Hey, maybe in the end this year we'll have a world series matching the A's and the Pirates and wouldn't that be delightful! In the meantime, there's much to monitor.
The MVP races in both leagues. At the moment, the leaders are the two most sensational talents to hit the scene in years; 25 year old Andrew McCutchen of the Pirates and 20 year old Mike Trout of the Angels. McCutchen is hitting .373 with 22 homers. Trout is hitting .347 with 33 stolen bases. Both dazzle on defense and play with dashing flair. Loath as I am to anoint mere kids for immortality before they've begun to shave, it must be said they seem the real deal which further obliges us to recall that once upon a time we said that about Freddie Lynn.
Comeback of the decade: That would be the inscrutable AJ Burnett, rebounding from his epic folly with the Yankees to become prime contender for the NL's Cy Young award. First NL hurler to reach 14 wins, he's doing it the old-fashioned way with long outings of sharp, disciplined pitching high in strike outs and quality outings. It's not a mere comeback by AJ Burnett, it's a bloody metamorphosis. To think, the Yankees actually gave him away.
Team to root for: Has to be Pittsburgh's Pirates. After 19 consecutive dreadful losing seasons a storied franchise rather lost in time emerges from a deep sleep. What a story. McCutchen and Burnett are two keys. But the Bucs brim with young talent; Garrett Jones, Pedro Alvarez, Neil Walker, James McDonald. All nicely blended by enlightened new ownership and a rousing manager in Clint Hurdle. Haven't heard of these guys, you say. You will!
Team most likely to implode: My nominee is the Rangers. Suddenly their pitching looks awfully fragile. Josh Hamilton -- also fragile -- must snap out of it.
Am also not convinced of the Yankees' inevitability although a playoff berth would appear safe, the curious reservations of Bobby Valentine notwithstanding. In the NL, the Nationals remain unproven.
Team most likely to explode: Depends what you mean by the term "explode." Whether the connotation is negative as in "falling apart," or positive as in "taking off," the winner among baseball observers would probably be the Red Sox. They are as likely to finish last as make the World Series. Who can fathom them? Wise folks need not try.

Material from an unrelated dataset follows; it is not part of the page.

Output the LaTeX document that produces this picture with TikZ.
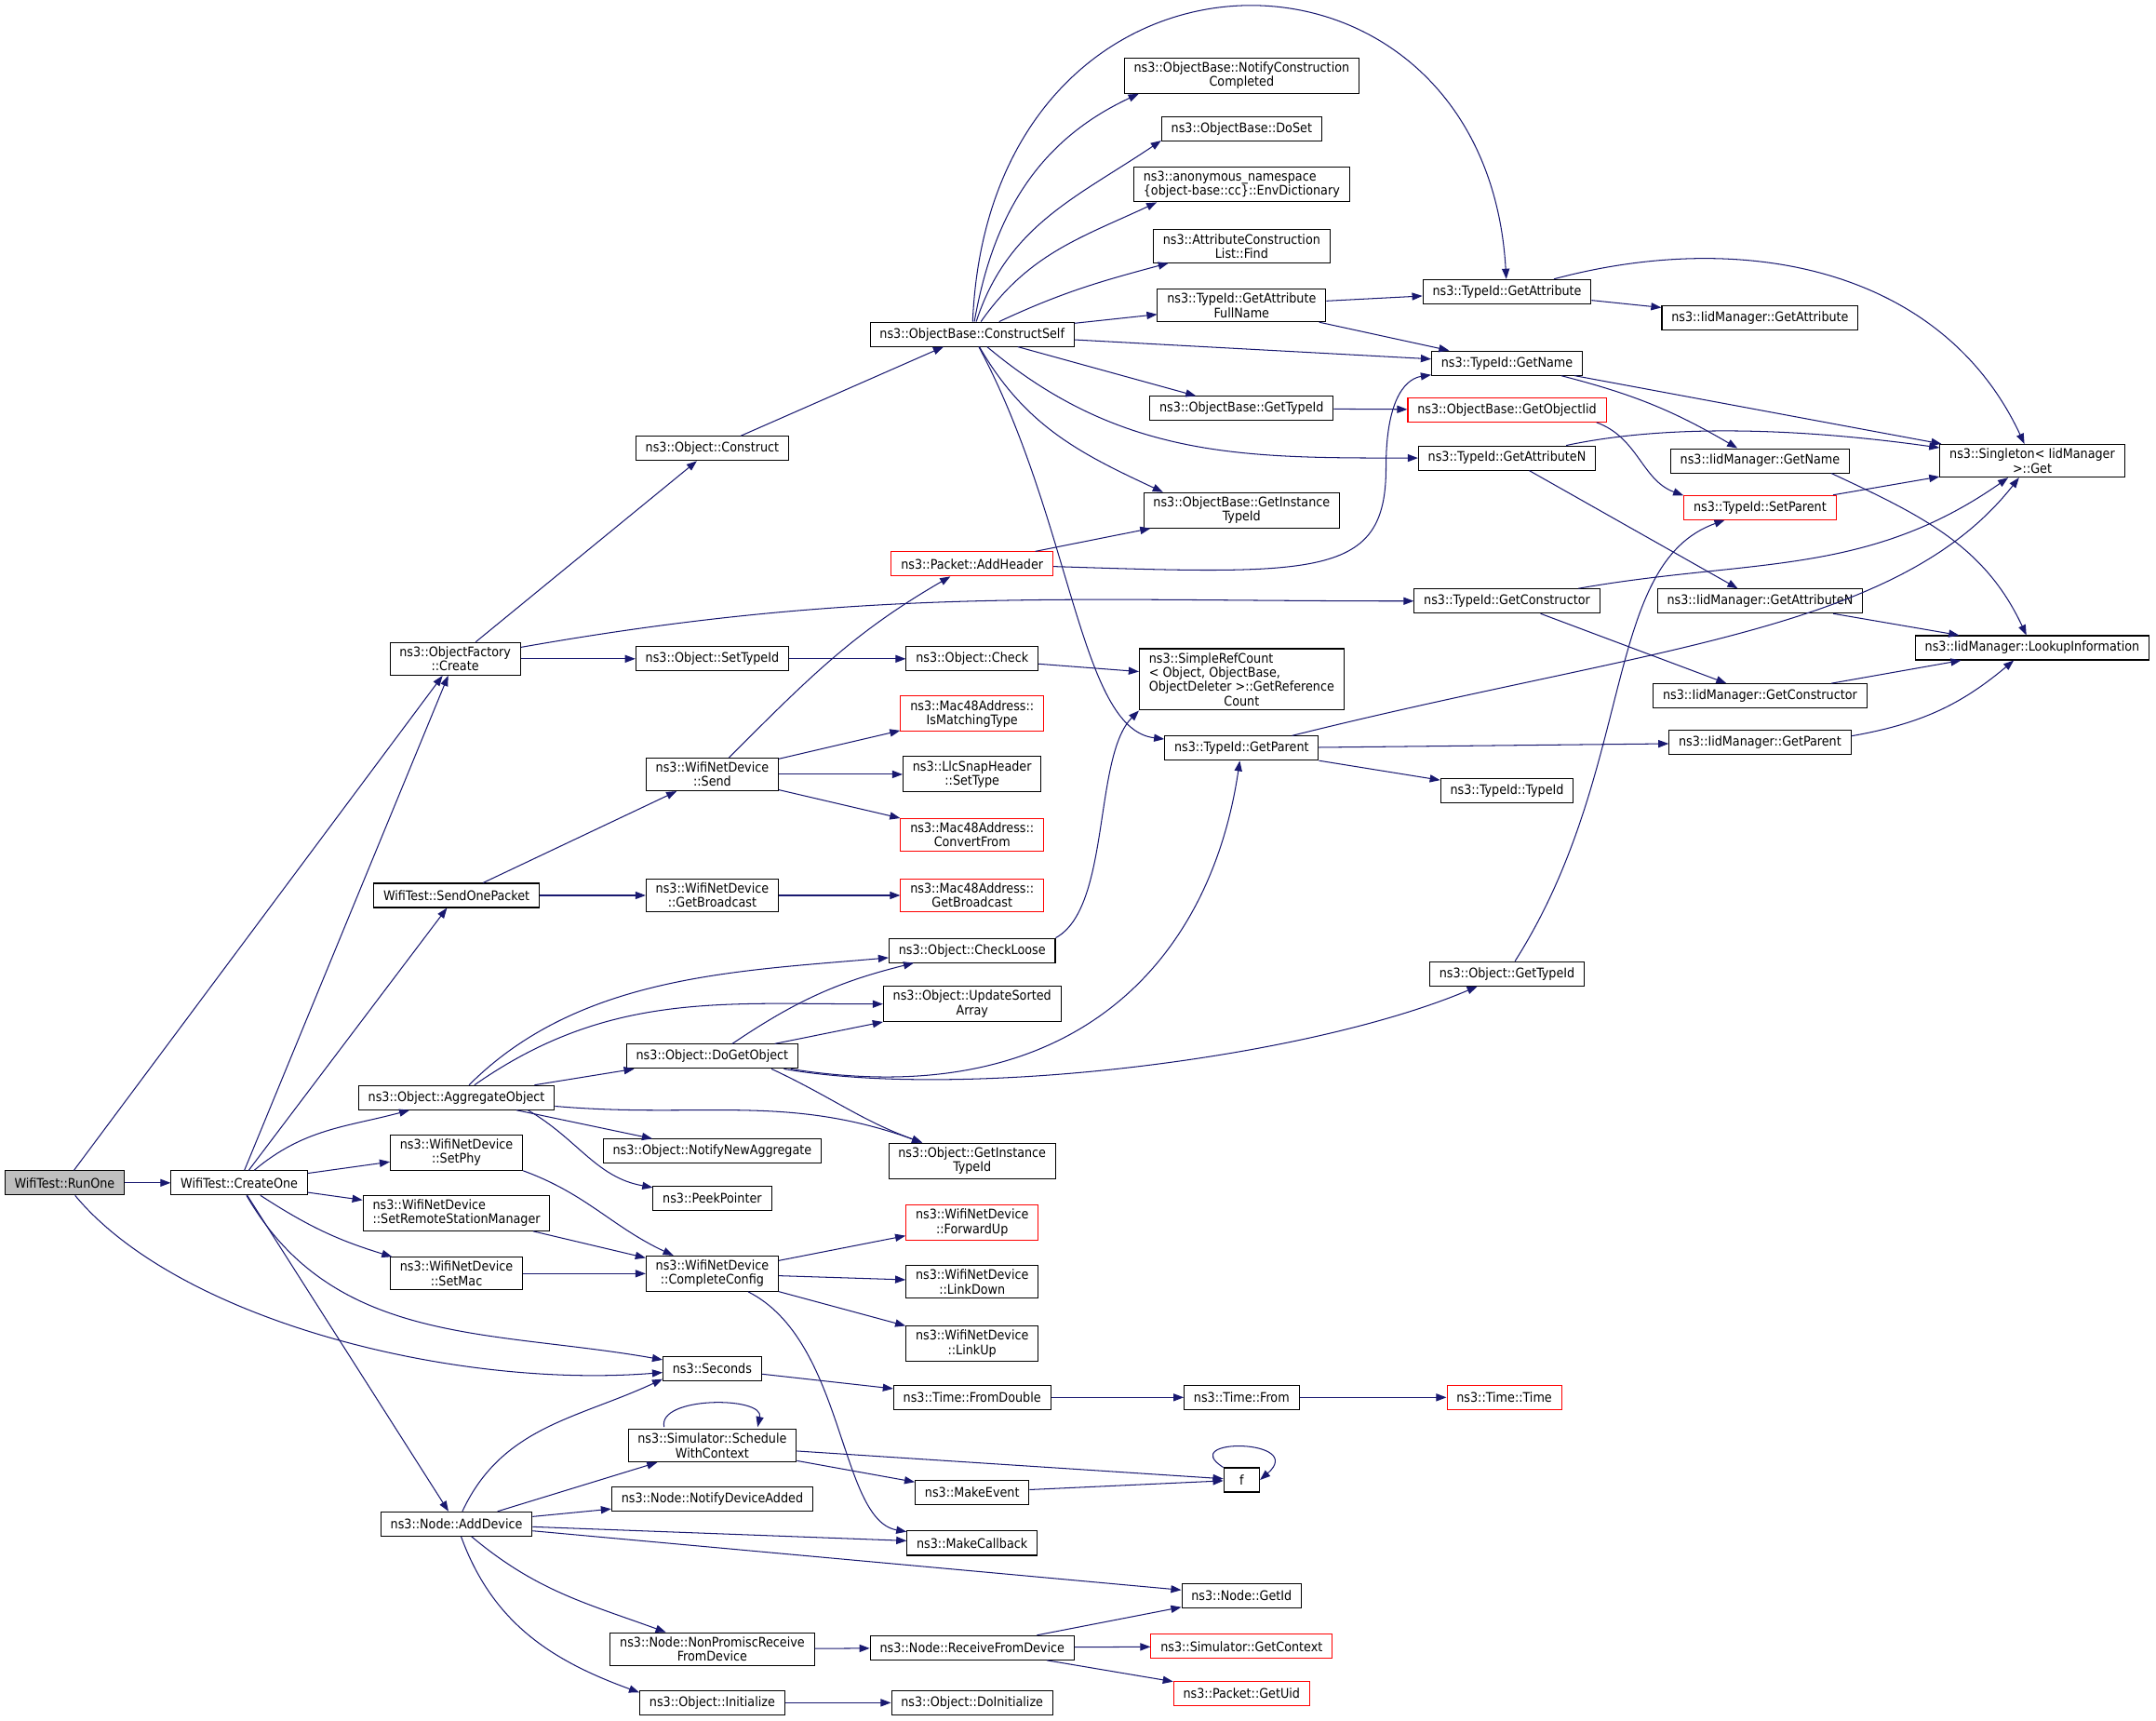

Most interesting character under the microscope: Has to be Valentine. Un-mellowed by age. As mercurial as ever. Give him credit for being contemptuous of the conventional wisdom. But does it all add up to a death wish? The ending will have a certain Viking quality to it. Of that much, you can be sure.
Other players to watch: Only the more fascinating examples include the Reds' Joey Votto when he comes back from injury. The A's Cuban phenom Yoenis Cespedes disdained by the big-shot teams. The Nationals' Stephen Strasburg rebounding from Tommy John surgery and facing a shutdown. The Rays David Price. Can he win 25? The Yanks' Ichiro. Will he make a difference? Does Dan Duquette realize atonement in Baltimore? Does Don Mattingly overcome all the doubts in Los Angeles? Can Adam Dunn rebound from being AL's worst player to home-run champ?
There's lots to groove on these next few weeks. Welcome to "the Dog Days."